Leaving out every picture, quote the data below exactly as it appears.

►

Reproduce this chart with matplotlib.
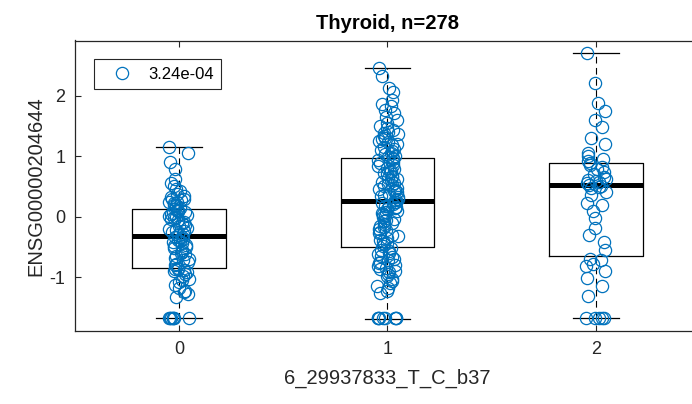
import numpy as np
import matplotlib.pyplot as plt

plt.rcParams['font.family'] = ['Liberation Sans', 'DejaVu Sans']
plt.rcParams['axes.unicode_minus'] = False

# genotype groups
labels = ['0', '1', '2']
x = [0, 1, 2]

# expression values per genotype
expr_0 = [-1.67, -1.67, -1.67, -1.67, -1.67, -1.67, -1.67,
          -1.32, -1.28, -1.25, -1.22, -1.18, -1.12, -1.08, -1.05, -1.02, -0.98,
          -0.95, -0.92, -0.90, -0.88, -0.87, -0.86,
          -0.84, -0.80, -0.78, -0.75, -0.72, -0.70, -0.68, -0.65, -0.62, -0.60,
          -0.58, -0.55, -0.52, -0.50, -0.48, -0.46, -0.44, -0.42, -0.40, -0.38,
          -0.36, -0.34, -0.33,
          -0.30, -0.28, -0.26, -0.24, -0.22, -0.20, -0.18, -0.15, -0.13, -0.10,
          -0.08, -0.06, -0.04, -0.02, 0.00, 0.02, 0.03, 0.05, 0.06, 0.08,
          0.09, 0.10, 0.11,
          0.13, 0.15, 0.17, 0.19, 0.20, 0.22, 0.24, 0.25, 0.27, 0.29,
          0.30, 0.33, 0.35, 0.38, 0.42, 0.46, 0.50, 0.55, 0.62, 0.78,
          0.90, 1.05, 1.15]
expr_1 = [-1.67, -1.67, -1.67, -1.67, -1.67, -1.67, -1.67, -1.67,
          -1.26, -1.22, -1.18, -1.15, -1.10, -1.06, -1.02, -0.98, -0.95, -0.92,
          -0.90, -0.87, -0.85, -0.82, -0.80, -0.77, -0.75, -0.72, -0.70, -0.67,
          -0.65, -0.62, -0.60, -0.57, -0.55, -0.52,
          -0.48, -0.45, -0.43, -0.40, -0.38, -0.35, -0.32, -0.30, -0.27, -0.25,
          -0.22, -0.20, -0.17, -0.15, -0.12, -0.10, -0.07, -0.05, -0.03, 0.00,
          0.02, 0.04, 0.06, 0.08, 0.10, 0.12, 0.14, 0.16, 0.18, 0.20,
          0.21, 0.23, 0.24, 0.25,
          0.28, 0.30, 0.32, 0.34, 0.36, 0.38, 0.40, 0.42, 0.44, 0.46,
          0.48, 0.50, 0.52, 0.54, 0.56, 0.58, 0.60, 0.62, 0.64, 0.66,
          0.68, 0.70, 0.72, 0.74, 0.76, 0.78, 0.80, 0.83, 0.86, 0.89,
          0.91, 0.93, 0.95, 0.97,
          0.99, 1.01, 1.03, 1.05, 1.08, 1.10, 1.12, 1.15, 1.18, 1.20,
          1.23, 1.25, 1.28, 1.30, 1.33, 1.36, 1.38, 1.40, 1.43, 1.47,
          1.50, 1.55, 1.60, 1.65, 1.71, 1.76, 1.82, 1.86, 1.93, 2.05,
          2.12, 2.32, 2.46]
expr_2 = [-1.67, -1.67, -1.67, -1.67, -1.67,
          -1.31, -1.15, -1.01, -0.90, -0.82, -0.78, -0.72, -0.69,
          -0.55, -0.41, -0.30, -0.19, -0.02, 0.10, 0.19, 0.22, 0.36, 0.40,
          0.47, 0.49, 0.51,
          0.53, 0.55, 0.57, 0.59, 0.61, 0.63, 0.66, 0.70, 0.74, 0.78,
          0.82, 0.85, 0.88,
          0.92, 0.95, 1.00, 1.05, 1.20, 1.30, 1.48, 1.60, 1.74, 1.87,
          2.21, 2.70]

# box statistics as drawn
q1 = [-0.85, -0.505, -0.65]
med = [-0.32, 0.26, 0.52]
q3 = [0.12, 0.975, 0.886]
whis_lo = [-1.67, -1.68, -1.67]
whis_hi = [1.155, 2.46, 2.70]

pval = '3.24e-04'
gene = 'ENSG00000204644'
snp = '6_29937833_T_C_b37'
title = 'Thyroid, n=278'

blue = '#0072BD'
dark = '#262626'

fig = plt.figure(figsize=(6.92, 4.04), dpi=100)
ax = fig.add_axes([75/692, 1 - 331/404, 625/692, 290.5/404])

stats = []
for i in range(3):
    stats.append(dict(med=med[i], q1=q1[i], q3=q3[i],
                      whislo=whis_lo[i], whishi=whis_hi[i], fliers=[]))
ax.bxp(stats, positions=x, widths=0.45, capwidths=0.22, showfliers=False,
       boxprops=dict(color='k', linewidth=0.9),
       whiskerprops=dict(color='k', linewidth=0.8, linestyle=(0, (6, 4))),
       capprops=dict(color='k', linewidth=0.9),
       medianprops=dict(color='k', linewidth=3.6, solid_capstyle='butt'),
       manage_ticks=False, zorder=2)

# jittered points (deterministic scatter around each genotype)
for i, vals in enumerate([expr_0, expr_1, expr_2]):
    k = np.arange(len(vals)) + 1 + 300 * i
    jit = ((np.sin(k * 78.233) * 43758.5453) % 1.0 - 0.5) * 0.1
    ax.plot(x[i] + jit, vals, 'o', mfc='none', mec=blue, ms=8.8, mew=0.9,
            label=pval if i == 0 else None, zorder=3)

ax.set_xlim(-0.5, 2.5)
ax.set_ylim(-1.886, 2.908)
ax.set_xticks(x)
ax.set_xticklabels(labels)
ax.set_yticks([-1, 0, 1, 2])
ax.tick_params(direction='in', top=True, right=True, length=4, width=0.8,
               labelsize=13, colors=dark, pad=7)
for s in ax.spines.values():
    s.set_color(dark)
    s.set_linewidth(0.9)

ax.set_xlabel(snp, fontsize=14.5, color=dark, labelpad=8)
ax.set_ylabel(gene, fontsize=14.5, color=dark, labelpad=3)
ax.set_title(title, fontsize=14.5, fontweight='bold', pad=8)

leg = ax.legend(loc='upper left', bbox_to_anchor=(0.0304, 0.936), borderaxespad=0,
                fontsize=12, fancybox=False, framealpha=1, handlelength=2.4,
                handletextpad=0.4, borderpad=0.45)
leg.get_frame().set_edgecolor(dark)
leg.get_frame().set_linewidth(0.8)

plt.savefig('out.png', dpi=100)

◄

• **SOLUTION**
Reproduce this chart with matplotlib.
import numpy as np
import matplotlib.pyplot as plt

plt.rcParams['font.family'] = ['Liberation Sans', 'DejaVu Sans']
plt.rcParams['axes.unicode_minus'] = False

# genotype groups
labels = ['0', '1', '2']
x = [0, 1, 2]

# expression values per genotype
expr_0 = [-1.67, -1.67, -1.67, -1.67, -1.67, -1.67, -1.67,
          -1.32, -1.28, -1.25, -1.22, -1.18, -1.12, -1.08, -1.05, -1.02, -0.98,
          -0.95, -0.92, -0.90, -0.88, -0.87, -0.86,
          -0.84, -0.80, -0.78, -0.75, -0.72, -0.70, -0.68, -0.65, -0.62, -0.60,
          -0.58, -0.55, -0.52, -0.50, -0.48, -0.46, -0.44, -0.42, -0.40, -0.38,
          -0.36, -0.34, -0.33,
          -0.30, -0.28, -0.26, -0.24, -0.22, -0.20, -0.18, -0.15, -0.13, -0.10,
          -0.08, -0.06, -0.04, -0.02, 0.00, 0.02, 0.03, 0.05, 0.06, 0.08,
          0.09, 0.10, 0.11,
          0.13, 0.15, 0.17, 0.19, 0.20, 0.22, 0.24, 0.25, 0.27, 0.29,
          0.30, 0.33, 0.35, 0.38, 0.42, 0.46, 0.50, 0.55, 0.62, 0.78,
          0.90, 1.05, 1.15]
expr_1 = [-1.67, -1.67, -1.67, -1.67, -1.67, -1.67, -1.67, -1.67,
          -1.26, -1.22, -1.18, -1.15, -1.10, -1.06, -1.02, -0.98, -0.95, -0.92,
          -0.90, -0.87, -0.85, -0.82, -0.80, -0.77, -0.75, -0.72, -0.70, -0.67,
          -0.65, -0.62, -0.60, -0.57, -0.55, -0.52,
          -0.48, -0.45, -0.43, -0.40, -0.38, -0.35, -0.32, -0.30, -0.27, -0.25,
          -0.22, -0.20, -0.17, -0.15, -0.12, -0.10, -0.07, -0.05, -0.03, 0.00,
          0.02, 0.04, 0.06, 0.08, 0.10, 0.12, 0.14, 0.16, 0.18, 0.20,
          0.21, 0.23, 0.24, 0.25,
          0.28, 0.30, 0.32, 0.34, 0.36, 0.38, 0.40, 0.42, 0.44, 0.46,
          0.48, 0.50, 0.52, 0.54, 0.56, 0.58, 0.60, 0.62, 0.64, 0.66,
          0.68, 0.70, 0.72, 0.74, 0.76, 0.78, 0.80, 0.83, 0.86, 0.89,
          0.91, 0.93, 0.95, 0.97,
          0.99, 1.01, 1.03, 1.05, 1.08, 1.10, 1.12, 1.15, 1.18, 1.20,
          1.23, 1.25, 1.28, 1.30, 1.33, 1.36, 1.38, 1.40, 1.43, 1.47,
          1.50, 1.55, 1.60, 1.65, 1.71, 1.76, 1.82, 1.86, 1.93, 2.05,
          2.12, 2.32, 2.46]
expr_2 = [-1.67, -1.67, -1.67, -1.67, -1.67,
          -1.31, -1.15, -1.01, -0.90, -0.82, -0.78, -0.72, -0.69,
          -0.55, -0.41, -0.30, -0.19, -0.02, 0.10, 0.19, 0.22, 0.36, 0.40,
          0.47, 0.49, 0.51,
          0.53, 0.55, 0.57, 0.59, 0.61, 0.63, 0.66, 0.70, 0.74, 0.78,
          0.82, 0.85, 0.88,
          0.92, 0.95, 1.00, 1.05, 1.20, 1.30, 1.48, 1.60, 1.74, 1.87,
          2.21, 2.70]

# box statistics as drawn
q1 = [-0.85, -0.505, -0.65]
med = [-0.32, 0.26, 0.52]
q3 = [0.12, 0.975, 0.886]
whis_lo = [-1.67, -1.68, -1.67]
whis_hi = [1.155, 2.46, 2.70]

pval = '3.24e-04'
gene = 'ENSG00000204644'
snp = '6_29937833_T_C_b37'
title = 'Thyroid, n=278'

blue = '#0072BD'
dark = '#262626'

fig = plt.figure(figsize=(6.92, 4.04), dpi=100)
ax = fig.add_axes([75/692, 1 - 331/404, 625/692, 290.5/404])

stats = []
for i in range(3):
    stats.append(dict(med=med[i], q1=q1[i], q3=q3[i],
                      whislo=whis_lo[i], whishi=whis_hi[i], fliers=[]))
ax.bxp(stats, positions=x, widths=0.45, capwidths=0.22, showfliers=False,
       boxprops=dict(color='k', linewidth=0.9),
       whiskerprops=dict(color='k', linewidth=0.8, linestyle=(0, (6, 4))),
       capprops=dict(color='k', linewidth=0.9),
       medianprops=dict(color='k', linewidth=3.6, solid_capstyle='butt'),
       manage_ticks=False, zorder=2)

# jittered points (deterministic scatter around each genotype)
for i, vals in enumerate([expr_0, expr_1, expr_2]):
    k = np.arange(len(vals)) + 1 + 300 * i
    jit = ((np.sin(k * 78.233) * 43758.5453) % 1.0 - 0.5) * 0.1
    ax.plot(x[i] + jit, vals, 'o', mfc='none', mec=blue, ms=8.8, mew=0.9,
            label=pval if i == 0 else None, zorder=3)

ax.set_xlim(-0.5, 2.5)
ax.set_ylim(-1.886, 2.908)
ax.set_xticks(x)
ax.set_xticklabels(labels)
ax.set_yticks([-1, 0, 1, 2])
ax.tick_params(direction='in', top=True, right=True, length=4, width=0.8,
               labelsize=13, colors=dark, pad=7)
for s in ax.spines.values():
    s.set_color(dark)
    s.set_linewidth(0.9)

ax.set_xlabel(snp, fontsize=14.5, color=dark, labelpad=8)
ax.set_ylabel(gene, fontsize=14.5, color=dark, labelpad=3)
ax.set_title(title, fontsize=14.5, fontweight='bold', pad=8)

leg = ax.legend(loc='upper left', bbox_to_anchor=(0.0304, 0.936), borderaxespad=0,
                fontsize=12, fancybox=False, framealpha=1, handlelength=2.4,
                handletextpad=0.4, borderpad=0.45)
leg.get_frame().set_edgecolor(dark)
leg.get_frame().set_linewidth(0.8)

plt.savefig('out.png', dpi=100)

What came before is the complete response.